SUPPLIED INFORMATION:
•••
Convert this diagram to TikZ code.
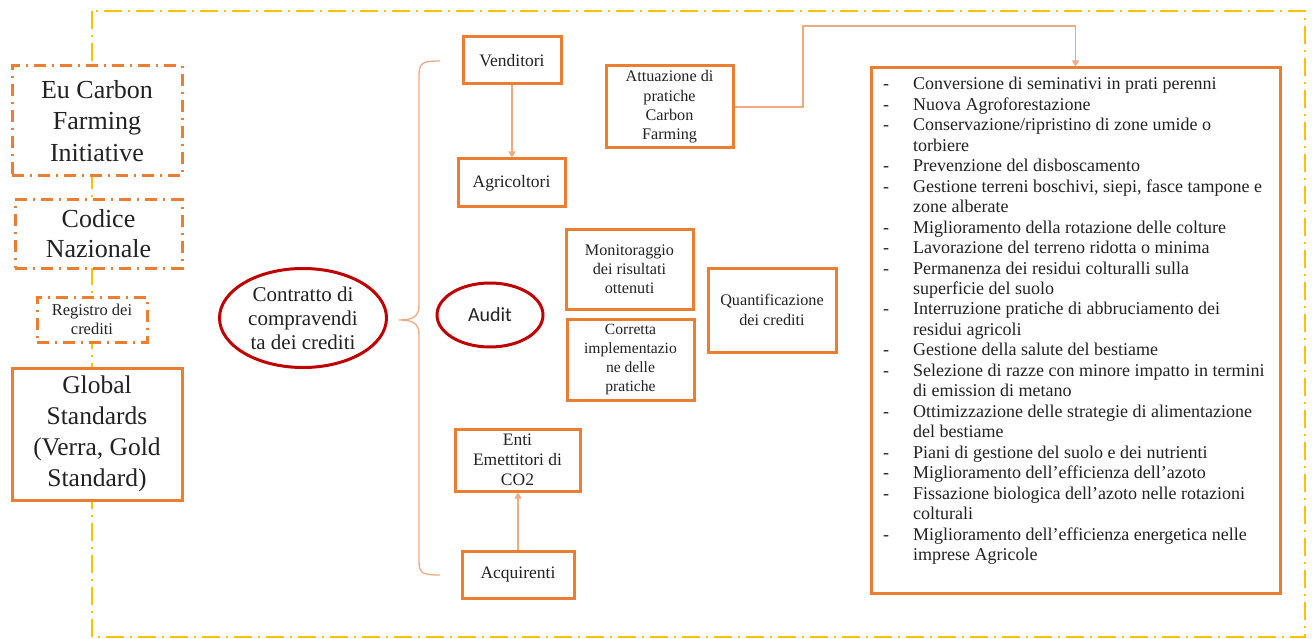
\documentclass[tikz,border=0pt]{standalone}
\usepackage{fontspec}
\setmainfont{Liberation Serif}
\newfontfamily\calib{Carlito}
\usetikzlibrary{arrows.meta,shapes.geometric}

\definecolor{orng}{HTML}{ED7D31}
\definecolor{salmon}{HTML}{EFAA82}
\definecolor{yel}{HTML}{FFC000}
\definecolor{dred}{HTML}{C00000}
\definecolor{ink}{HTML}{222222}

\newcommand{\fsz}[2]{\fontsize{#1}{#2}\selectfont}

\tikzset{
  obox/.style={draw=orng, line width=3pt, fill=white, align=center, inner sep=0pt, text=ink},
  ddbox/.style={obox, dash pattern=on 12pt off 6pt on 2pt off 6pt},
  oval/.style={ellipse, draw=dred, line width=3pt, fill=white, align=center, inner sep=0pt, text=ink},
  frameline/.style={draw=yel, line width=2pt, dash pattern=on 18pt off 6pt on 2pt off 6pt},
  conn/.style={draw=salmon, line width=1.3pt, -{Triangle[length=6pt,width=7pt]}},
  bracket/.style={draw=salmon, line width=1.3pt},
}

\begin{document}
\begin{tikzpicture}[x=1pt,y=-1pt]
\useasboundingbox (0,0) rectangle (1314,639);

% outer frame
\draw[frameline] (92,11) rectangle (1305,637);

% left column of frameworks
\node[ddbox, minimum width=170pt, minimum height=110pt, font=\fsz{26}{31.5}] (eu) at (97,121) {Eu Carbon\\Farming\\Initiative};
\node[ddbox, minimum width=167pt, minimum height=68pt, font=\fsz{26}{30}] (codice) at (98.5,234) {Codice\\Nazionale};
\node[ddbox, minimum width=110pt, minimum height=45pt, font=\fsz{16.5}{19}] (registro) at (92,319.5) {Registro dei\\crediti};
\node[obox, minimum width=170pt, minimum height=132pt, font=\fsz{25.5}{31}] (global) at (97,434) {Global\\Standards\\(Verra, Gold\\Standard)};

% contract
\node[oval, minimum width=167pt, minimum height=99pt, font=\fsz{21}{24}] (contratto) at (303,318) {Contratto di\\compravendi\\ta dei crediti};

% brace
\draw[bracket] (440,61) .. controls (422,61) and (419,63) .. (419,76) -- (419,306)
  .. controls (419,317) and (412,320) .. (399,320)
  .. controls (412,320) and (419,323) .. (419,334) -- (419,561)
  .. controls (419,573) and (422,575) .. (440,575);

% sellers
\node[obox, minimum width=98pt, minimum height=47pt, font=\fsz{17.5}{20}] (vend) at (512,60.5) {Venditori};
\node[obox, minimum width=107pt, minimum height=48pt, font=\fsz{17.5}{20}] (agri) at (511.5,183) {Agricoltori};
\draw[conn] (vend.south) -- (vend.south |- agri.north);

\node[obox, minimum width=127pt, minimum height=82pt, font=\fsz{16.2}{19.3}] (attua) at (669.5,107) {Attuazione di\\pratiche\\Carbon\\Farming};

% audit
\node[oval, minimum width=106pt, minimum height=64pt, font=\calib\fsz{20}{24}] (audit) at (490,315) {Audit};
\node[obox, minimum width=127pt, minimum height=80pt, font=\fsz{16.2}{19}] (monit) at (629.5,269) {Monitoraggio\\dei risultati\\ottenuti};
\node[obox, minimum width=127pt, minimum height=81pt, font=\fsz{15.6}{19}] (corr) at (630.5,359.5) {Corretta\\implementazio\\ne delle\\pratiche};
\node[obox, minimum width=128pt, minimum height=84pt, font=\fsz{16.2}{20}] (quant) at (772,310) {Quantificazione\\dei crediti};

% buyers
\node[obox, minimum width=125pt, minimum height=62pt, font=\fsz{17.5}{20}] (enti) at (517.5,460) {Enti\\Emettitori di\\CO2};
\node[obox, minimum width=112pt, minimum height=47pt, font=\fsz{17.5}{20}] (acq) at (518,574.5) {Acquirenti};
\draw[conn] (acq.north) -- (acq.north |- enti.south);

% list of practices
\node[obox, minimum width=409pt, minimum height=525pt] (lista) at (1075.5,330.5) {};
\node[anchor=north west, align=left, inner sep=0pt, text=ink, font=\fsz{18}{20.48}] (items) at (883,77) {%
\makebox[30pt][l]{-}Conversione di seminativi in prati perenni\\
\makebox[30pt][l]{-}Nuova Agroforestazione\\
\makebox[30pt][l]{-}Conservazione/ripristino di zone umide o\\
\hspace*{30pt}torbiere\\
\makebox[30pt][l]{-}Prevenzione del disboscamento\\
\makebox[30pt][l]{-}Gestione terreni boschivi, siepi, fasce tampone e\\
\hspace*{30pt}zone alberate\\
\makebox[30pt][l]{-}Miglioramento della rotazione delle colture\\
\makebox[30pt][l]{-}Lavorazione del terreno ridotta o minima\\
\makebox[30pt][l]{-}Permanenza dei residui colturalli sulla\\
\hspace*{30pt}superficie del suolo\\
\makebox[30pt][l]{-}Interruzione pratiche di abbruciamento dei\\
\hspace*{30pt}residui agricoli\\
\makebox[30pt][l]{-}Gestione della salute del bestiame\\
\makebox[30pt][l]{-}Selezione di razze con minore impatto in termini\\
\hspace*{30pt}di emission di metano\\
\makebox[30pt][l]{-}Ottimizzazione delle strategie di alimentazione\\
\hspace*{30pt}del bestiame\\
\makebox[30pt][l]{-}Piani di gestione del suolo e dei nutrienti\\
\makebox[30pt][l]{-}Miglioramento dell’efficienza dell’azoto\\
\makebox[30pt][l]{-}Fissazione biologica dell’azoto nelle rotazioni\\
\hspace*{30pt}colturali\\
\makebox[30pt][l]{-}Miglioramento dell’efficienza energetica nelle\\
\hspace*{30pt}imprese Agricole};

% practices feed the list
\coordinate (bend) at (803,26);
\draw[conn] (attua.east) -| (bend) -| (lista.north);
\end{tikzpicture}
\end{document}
•••
DIRECTION: Copy every line of the data exactly as written, excluding the pictures.

SOLUTION TO THIS TASK:
Convert this diagram to TikZ code.
\documentclass[tikz,border=0pt]{standalone}
\usepackage{fontspec}
\setmainfont{Liberation Serif}
\newfontfamily\calib{Carlito}
\usetikzlibrary{arrows.meta,shapes.geometric}

\definecolor{orng}{HTML}{ED7D31}
\definecolor{salmon}{HTML}{EFAA82}
\definecolor{yel}{HTML}{FFC000}
\definecolor{dred}{HTML}{C00000}
\definecolor{ink}{HTML}{222222}

\newcommand{\fsz}[2]{\fontsize{#1}{#2}\selectfont}

\tikzset{
  obox/.style={draw=orng, line width=3pt, fill=white, align=center, inner sep=0pt, text=ink},
  ddbox/.style={obox, dash pattern=on 12pt off 6pt on 2pt off 6pt},
  oval/.style={ellipse, draw=dred, line width=3pt, fill=white, align=center, inner sep=0pt, text=ink},
  frameline/.style={draw=yel, line width=2pt, dash pattern=on 18pt off 6pt on 2pt off 6pt},
  conn/.style={draw=salmon, line width=1.3pt, -{Triangle[length=6pt,width=7pt]}},
  bracket/.style={draw=salmon, line width=1.3pt},
}

\begin{document}
\begin{tikzpicture}[x=1pt,y=-1pt]
\useasboundingbox (0,0) rectangle (1314,639);

% outer frame
\draw[frameline] (92,11) rectangle (1305,637);

% left column of frameworks
\node[ddbox, minimum width=170pt, minimum height=110pt, font=\fsz{26}{31.5}] (eu) at (97,121) {Eu Carbon\\Farming\\Initiative};
\node[ddbox, minimum width=167pt, minimum height=68pt, font=\fsz{26}{30}] (codice) at (98.5,234) {Codice\\Nazionale};
\node[ddbox, minimum width=110pt, minimum height=45pt, font=\fsz{16.5}{19}] (registro) at (92,319.5) {Registro dei\\crediti};
\node[obox, minimum width=170pt, minimum height=132pt, font=\fsz{25.5}{31}] (global) at (97,434) {Global\\Standards\\(Verra, Gold\\Standard)};

% contract
\node[oval, minimum width=167pt, minimum height=99pt, font=\fsz{21}{24}] (contratto) at (303,318) {Contratto di\\compravendi\\ta dei crediti};

% brace
\draw[bracket] (440,61) .. controls (422,61) and (419,63) .. (419,76) -- (419,306)
  .. controls (419,317) and (412,320) .. (399,320)
  .. controls (412,320) and (419,323) .. (419,334) -- (419,561)
  .. controls (419,573) and (422,575) .. (440,575);

% sellers
\node[obox, minimum width=98pt, minimum height=47pt, font=\fsz{17.5}{20}] (vend) at (512,60.5) {Venditori};
\node[obox, minimum width=107pt, minimum height=48pt, font=\fsz{17.5}{20}] (agri) at (511.5,183) {Agricoltori};
\draw[conn] (vend.south) -- (vend.south |- agri.north);

\node[obox, minimum width=127pt, minimum height=82pt, font=\fsz{16.2}{19.3}] (attua) at (669.5,107) {Attuazione di\\pratiche\\Carbon\\Farming};

% audit
\node[oval, minimum width=106pt, minimum height=64pt, font=\calib\fsz{20}{24}] (audit) at (490,315) {Audit};
\node[obox, minimum width=127pt, minimum height=80pt, font=\fsz{16.2}{19}] (monit) at (629.5,269) {Monitoraggio\\dei risultati\\ottenuti};
\node[obox, minimum width=127pt, minimum height=81pt, font=\fsz{15.6}{19}] (corr) at (630.5,359.5) {Corretta\\implementazio\\ne delle\\pratiche};
\node[obox, minimum width=128pt, minimum height=84pt, font=\fsz{16.2}{20}] (quant) at (772,310) {Quantificazione\\dei crediti};

% buyers
\node[obox, minimum width=125pt, minimum height=62pt, font=\fsz{17.5}{20}] (enti) at (517.5,460) {Enti\\Emettitori di\\CO2};
\node[obox, minimum width=112pt, minimum height=47pt, font=\fsz{17.5}{20}] (acq) at (518,574.5) {Acquirenti};
\draw[conn] (acq.north) -- (acq.north |- enti.south);

% list of practices
\node[obox, minimum width=409pt, minimum height=525pt] (lista) at (1075.5,330.5) {};
\node[anchor=north west, align=left, inner sep=0pt, text=ink, font=\fsz{18}{20.48}] (items) at (883,77) {%
\makebox[30pt][l]{-}Conversione di seminativi in prati perenni\\
\makebox[30pt][l]{-}Nuova Agroforestazione\\
\makebox[30pt][l]{-}Conservazione/ripristino di zone umide o\\
\hspace*{30pt}torbiere\\
\makebox[30pt][l]{-}Prevenzione del disboscamento\\
\makebox[30pt][l]{-}Gestione terreni boschivi, siepi, fasce tampone e\\
\hspace*{30pt}zone alberate\\
\makebox[30pt][l]{-}Miglioramento della rotazione delle colture\\
\makebox[30pt][l]{-}Lavorazione del terreno ridotta o minima\\
\makebox[30pt][l]{-}Permanenza dei residui colturalli sulla\\
\hspace*{30pt}superficie del suolo\\
\makebox[30pt][l]{-}Interruzione pratiche di abbruciamento dei\\
\hspace*{30pt}residui agricoli\\
\makebox[30pt][l]{-}Gestione della salute del bestiame\\
\makebox[30pt][l]{-}Selezione di razze con minore impatto in termini\\
\hspace*{30pt}di emission di metano\\
\makebox[30pt][l]{-}Ottimizzazione delle strategie di alimentazione\\
\hspace*{30pt}del bestiame\\
\makebox[30pt][l]{-}Piani di gestione del suolo e dei nutrienti\\
\makebox[30pt][l]{-}Miglioramento dell’efficienza dell’azoto\\
\makebox[30pt][l]{-}Fissazione biologica dell’azoto nelle rotazioni\\
\hspace*{30pt}colturali\\
\makebox[30pt][l]{-}Miglioramento dell’efficienza energetica nelle\\
\hspace*{30pt}imprese Agricole};

% practices feed the list
\coordinate (bend) at (803,26);
\draw[conn] (attua.east) -| (bend) -| (lista.north);
\end{tikzpicture}
\end{document}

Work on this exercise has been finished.